%%
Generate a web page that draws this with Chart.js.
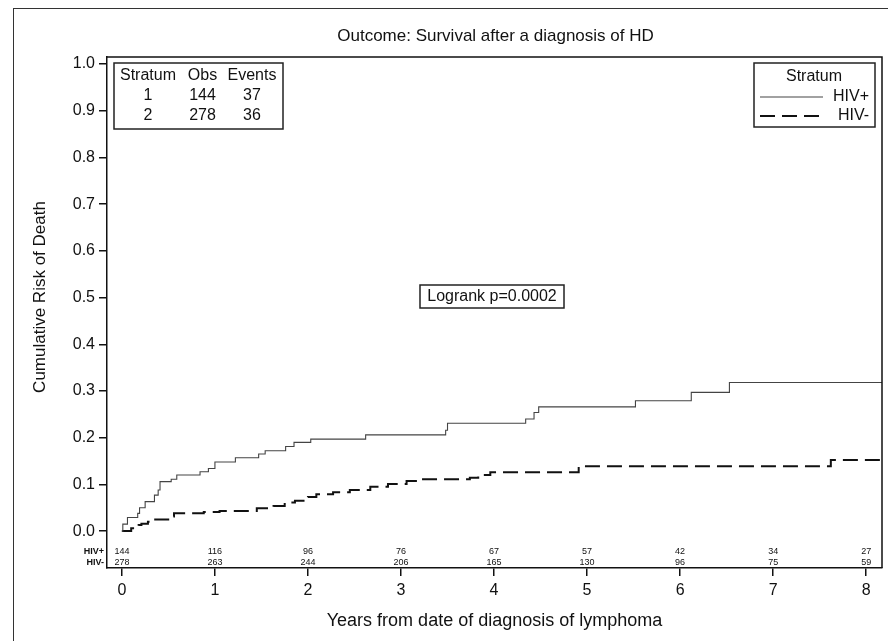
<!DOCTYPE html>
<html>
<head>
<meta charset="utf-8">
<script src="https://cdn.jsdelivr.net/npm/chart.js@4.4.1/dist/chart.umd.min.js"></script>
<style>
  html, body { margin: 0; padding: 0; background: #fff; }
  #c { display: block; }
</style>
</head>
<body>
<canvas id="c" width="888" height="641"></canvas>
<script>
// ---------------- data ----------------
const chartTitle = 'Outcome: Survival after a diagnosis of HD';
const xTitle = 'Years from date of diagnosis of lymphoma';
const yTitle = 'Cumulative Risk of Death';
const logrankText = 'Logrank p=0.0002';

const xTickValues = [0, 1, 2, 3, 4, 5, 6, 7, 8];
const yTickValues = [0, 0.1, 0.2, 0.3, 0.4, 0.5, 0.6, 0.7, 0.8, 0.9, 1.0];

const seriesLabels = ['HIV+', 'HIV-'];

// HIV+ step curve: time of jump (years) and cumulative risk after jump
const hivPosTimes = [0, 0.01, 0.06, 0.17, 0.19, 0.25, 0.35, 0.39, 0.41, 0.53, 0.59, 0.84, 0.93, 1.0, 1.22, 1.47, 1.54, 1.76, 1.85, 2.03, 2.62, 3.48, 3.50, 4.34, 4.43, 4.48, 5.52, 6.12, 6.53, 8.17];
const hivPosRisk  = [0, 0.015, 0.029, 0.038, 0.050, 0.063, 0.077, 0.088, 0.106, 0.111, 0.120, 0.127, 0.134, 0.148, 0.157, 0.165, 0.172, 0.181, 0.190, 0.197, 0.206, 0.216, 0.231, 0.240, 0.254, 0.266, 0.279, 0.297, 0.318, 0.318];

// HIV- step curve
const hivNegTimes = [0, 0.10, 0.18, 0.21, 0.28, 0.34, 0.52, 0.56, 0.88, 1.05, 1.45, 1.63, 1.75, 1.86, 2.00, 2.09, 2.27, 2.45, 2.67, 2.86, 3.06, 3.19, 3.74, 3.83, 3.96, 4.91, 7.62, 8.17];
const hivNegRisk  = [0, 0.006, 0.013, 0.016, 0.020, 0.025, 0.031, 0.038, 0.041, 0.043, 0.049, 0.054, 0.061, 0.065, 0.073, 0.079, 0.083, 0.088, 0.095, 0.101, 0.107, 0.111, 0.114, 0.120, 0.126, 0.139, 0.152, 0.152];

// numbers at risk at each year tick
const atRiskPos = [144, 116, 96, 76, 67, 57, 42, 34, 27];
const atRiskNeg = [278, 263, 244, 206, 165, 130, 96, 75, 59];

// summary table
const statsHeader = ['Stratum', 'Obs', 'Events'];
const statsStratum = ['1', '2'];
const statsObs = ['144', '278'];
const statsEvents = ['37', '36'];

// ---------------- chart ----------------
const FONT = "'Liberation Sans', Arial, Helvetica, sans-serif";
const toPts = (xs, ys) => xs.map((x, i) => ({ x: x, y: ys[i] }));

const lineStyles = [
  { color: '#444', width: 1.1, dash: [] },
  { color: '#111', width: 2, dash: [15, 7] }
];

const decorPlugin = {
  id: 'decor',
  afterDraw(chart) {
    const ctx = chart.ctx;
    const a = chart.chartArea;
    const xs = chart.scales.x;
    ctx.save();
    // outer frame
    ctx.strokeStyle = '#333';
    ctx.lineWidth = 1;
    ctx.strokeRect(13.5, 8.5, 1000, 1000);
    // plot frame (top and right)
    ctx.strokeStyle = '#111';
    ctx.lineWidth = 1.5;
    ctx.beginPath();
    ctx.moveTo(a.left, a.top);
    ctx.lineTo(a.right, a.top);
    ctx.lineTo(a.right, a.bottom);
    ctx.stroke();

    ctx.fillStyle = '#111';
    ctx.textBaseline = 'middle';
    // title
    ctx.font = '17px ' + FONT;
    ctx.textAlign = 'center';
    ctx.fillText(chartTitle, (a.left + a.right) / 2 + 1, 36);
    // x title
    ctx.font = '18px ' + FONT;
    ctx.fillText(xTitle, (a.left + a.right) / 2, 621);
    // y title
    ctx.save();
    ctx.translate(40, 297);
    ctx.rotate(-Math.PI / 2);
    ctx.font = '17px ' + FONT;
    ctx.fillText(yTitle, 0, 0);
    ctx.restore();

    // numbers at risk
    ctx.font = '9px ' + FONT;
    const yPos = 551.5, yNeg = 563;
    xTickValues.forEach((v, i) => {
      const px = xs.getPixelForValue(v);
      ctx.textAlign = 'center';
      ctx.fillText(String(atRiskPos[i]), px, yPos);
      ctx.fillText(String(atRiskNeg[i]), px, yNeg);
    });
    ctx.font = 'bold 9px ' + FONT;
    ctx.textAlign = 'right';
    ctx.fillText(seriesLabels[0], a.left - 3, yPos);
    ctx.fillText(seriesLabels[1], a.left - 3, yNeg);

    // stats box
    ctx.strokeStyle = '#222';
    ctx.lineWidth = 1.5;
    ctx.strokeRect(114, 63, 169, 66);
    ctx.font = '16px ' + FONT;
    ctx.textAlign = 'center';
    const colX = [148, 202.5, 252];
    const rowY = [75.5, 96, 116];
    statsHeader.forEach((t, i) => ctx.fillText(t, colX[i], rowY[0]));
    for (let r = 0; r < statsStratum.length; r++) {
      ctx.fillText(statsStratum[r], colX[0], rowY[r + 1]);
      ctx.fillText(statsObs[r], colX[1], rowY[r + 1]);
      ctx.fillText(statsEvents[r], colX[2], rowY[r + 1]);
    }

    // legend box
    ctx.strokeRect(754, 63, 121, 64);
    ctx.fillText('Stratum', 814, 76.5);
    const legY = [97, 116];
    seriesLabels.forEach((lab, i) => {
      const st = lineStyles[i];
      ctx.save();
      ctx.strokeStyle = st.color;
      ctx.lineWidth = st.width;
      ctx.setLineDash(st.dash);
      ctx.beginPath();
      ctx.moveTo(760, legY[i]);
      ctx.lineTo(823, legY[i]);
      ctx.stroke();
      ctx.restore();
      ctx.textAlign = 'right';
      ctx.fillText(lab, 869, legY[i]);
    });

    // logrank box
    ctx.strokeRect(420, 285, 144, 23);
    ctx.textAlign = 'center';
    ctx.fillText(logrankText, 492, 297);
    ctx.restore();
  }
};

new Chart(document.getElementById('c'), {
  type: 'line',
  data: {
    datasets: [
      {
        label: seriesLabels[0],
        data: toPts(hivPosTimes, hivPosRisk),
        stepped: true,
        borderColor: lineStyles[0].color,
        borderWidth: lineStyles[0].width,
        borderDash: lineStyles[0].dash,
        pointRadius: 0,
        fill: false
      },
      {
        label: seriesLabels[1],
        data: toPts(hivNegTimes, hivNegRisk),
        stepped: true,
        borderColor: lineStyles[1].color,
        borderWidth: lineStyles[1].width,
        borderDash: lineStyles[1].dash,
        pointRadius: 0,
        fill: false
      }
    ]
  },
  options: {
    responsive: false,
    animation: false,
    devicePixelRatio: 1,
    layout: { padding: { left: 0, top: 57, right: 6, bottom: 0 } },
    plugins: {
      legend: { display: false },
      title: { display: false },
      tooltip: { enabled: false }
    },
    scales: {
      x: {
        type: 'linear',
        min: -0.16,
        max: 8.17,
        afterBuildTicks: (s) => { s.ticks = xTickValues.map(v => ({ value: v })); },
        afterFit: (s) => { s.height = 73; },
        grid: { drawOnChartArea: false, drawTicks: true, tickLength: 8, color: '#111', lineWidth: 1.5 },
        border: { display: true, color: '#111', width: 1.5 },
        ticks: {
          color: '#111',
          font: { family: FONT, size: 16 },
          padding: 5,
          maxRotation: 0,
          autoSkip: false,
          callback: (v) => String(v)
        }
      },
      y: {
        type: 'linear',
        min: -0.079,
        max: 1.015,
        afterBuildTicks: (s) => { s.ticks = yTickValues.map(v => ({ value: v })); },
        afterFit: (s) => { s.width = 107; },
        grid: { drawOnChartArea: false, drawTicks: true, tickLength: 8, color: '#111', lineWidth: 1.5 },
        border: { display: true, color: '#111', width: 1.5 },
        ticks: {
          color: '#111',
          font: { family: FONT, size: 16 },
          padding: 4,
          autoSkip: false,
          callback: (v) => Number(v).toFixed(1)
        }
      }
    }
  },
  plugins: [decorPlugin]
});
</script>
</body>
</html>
%%
Starting at the first line of the material, output exactly the lines up to and including the one with "const seriesLabels = ['HIV+', 'HIV-'];". Do not include the pictures.

Full answer:
Generate a web page that draws this with Chart.js.
<!DOCTYPE html>
<html>
<head>
<meta charset="utf-8">
<script src="https://cdn.jsdelivr.net/npm/chart.js@4.4.1/dist/chart.umd.min.js"></script>
<style>
  html, body { margin: 0; padding: 0; background: #fff; }
  #c { display: block; }
</style>
</head>
<body>
<canvas id="c" width="888" height="641"></canvas>
<script>
// ---------------- data ----------------
const chartTitle = 'Outcome: Survival after a diagnosis of HD';
const xTitle = 'Years from date of diagnosis of lymphoma';
const yTitle = 'Cumulative Risk of Death';
const logrankText = 'Logrank p=0.0002';

const xTickValues = [0, 1, 2, 3, 4, 5, 6, 7, 8];
const yTickValues = [0, 0.1, 0.2, 0.3, 0.4, 0.5, 0.6, 0.7, 0.8, 0.9, 1.0];

const seriesLabels = ['HIV+', 'HIV-'];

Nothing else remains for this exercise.